Caterina Albert i Paradís wrote Solitude under the absurdly patriotic pen-name Victor Català; – it was published in 1905. It tells the story of a woman, Mila, who marries a lazy fat clergyman who’s just, at the novel’s beginning, got a job looking after a hermitage perched halfway up a mountain. Mila sets about cleaning and looking after the hermitage, while her husband goes out begging, gambling and generally associating with ne’er-do-wells. Luckily there’s an old shepherd who acts as a kind of guide and mentor for Mila, showing her round the mountains and telling her the local myths. Mila forms a few bonds with some of the locals, but generally, aside from the shepherd, finds herself alone.

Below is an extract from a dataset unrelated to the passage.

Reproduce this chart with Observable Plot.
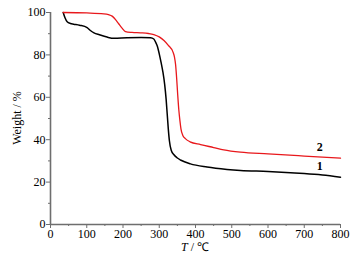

There is little fulfillment either to be found in running the hermitage: – when there is a festival and everyone climbs up the mountain for the service, the place gets trashed in an orgy of drunkenness.

The blurb compares Albert’s portrayal of female sexuality with Lorca and DH Lawrence (both men), but what this book reminded me of most – perhaps for the particular rural setting, as much as for the sexuality – were the writings of Grazia Deledda. The two women were both writing about the same time about places (Catalonia and Sardinia) which don’t seem so very far removed. The sexuality in Albert’s book is never particularly explicit; it exists for the most part as a persistent sense of vague longing for something indefinable; with the sense too that, within this rural society, married to a useless man for whom she feels only contempt, Mila has no opportunity to explore any of her feelings and must instead repress them.

The book is published by Readers International – which I think was a publishing arm of Amnesty International; – and has a tendency to publish books either by writers suffering oppression or about such oppression. In general this seems to lead to books of varied quality – since quality is not the prime motivation of the publisher – but Solitude is unquestionably my favourite so far of all their publications I’ve read.

2 thoughts on “Solitude, by Caterina Albert i Paradís

  1. Interesting that this book reminds you of Deledda. I’d heard that the Catalan author was much flashier somehow writing-wise, but the themes and settings do sound similar. Glad you liked this since I’d hoped to give the writer a try someday.

  2. Having read them both in English, I can’t really judge on style. I’m reading and enjoying some Deledda stories at the moment (secretly of course, because I’m meant to be reading only Spanish things). They all seem to be about women who fall in love with the wrong men; – which again is like Caterina Albert.